В ответ только зашумел ветер; испуганная собственной безрассудной смелостью, Грейс бросилась в дом, захлопнув за собой дверь. Но в комнату не вошла; а осталась стоять у порога, глядя в пол с пылающими щеками. А вдруг он совсем здоров? Но стыд очень скоро уступил место жалости. Грейс снова открыла дверь, на этот раз более твердой рукой.
- Джайлс! Джайлс! - опять закричала она, теперь уже во всю силу голоса, преодолев смущение. - Иди в дом! Иди скорее! Где ты? Я была слишком жестока, я думала только о себе! Ты слышишь меня? Я не хочу, чтобы ты оставался снаружи! Я хочу, чтобы ты шел в дом! Джайлс!
На этот раз он откликнулся. Его голос одним из голосов ненастья прилетел к ней сквозь тьму и завывание ветра.

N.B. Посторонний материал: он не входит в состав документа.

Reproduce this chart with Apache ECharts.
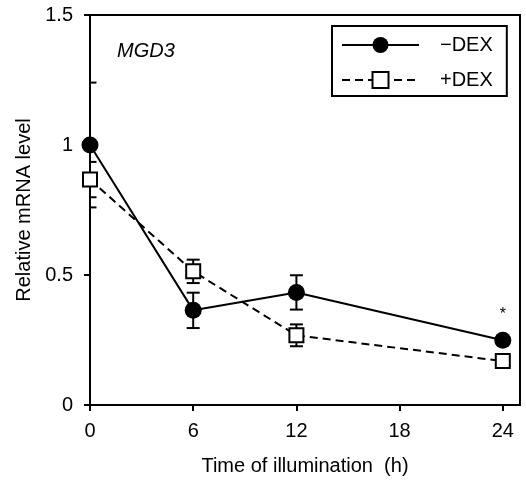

- Я рядом с тобой, Грейс. Не волнуйся. Все в порядке.
- Ты не хочешь идти под крышу? Но ведь ты, наверное, насквозь промок. Иди сюда. Мне теперь все равно, что обо мне подумают или скажут!
- Мне здесь хорошо, Грейс, - опять откликнулся Джайлс. - Не беспокойся. Иди спать. Доброй ночи!
Грейс вздохнула, отступила назад и медленно затворила дверь. Что теперь он подумает о ней после ее безрассудных слов? А может, она заметила в нем перемену, потому что давно не видела его? Говорят, время меняет людей не постепенно, а сразу. Ну что ж, она сделала все, что могла. Он сам не захотел вернуться в дом. И Грейс легла спать.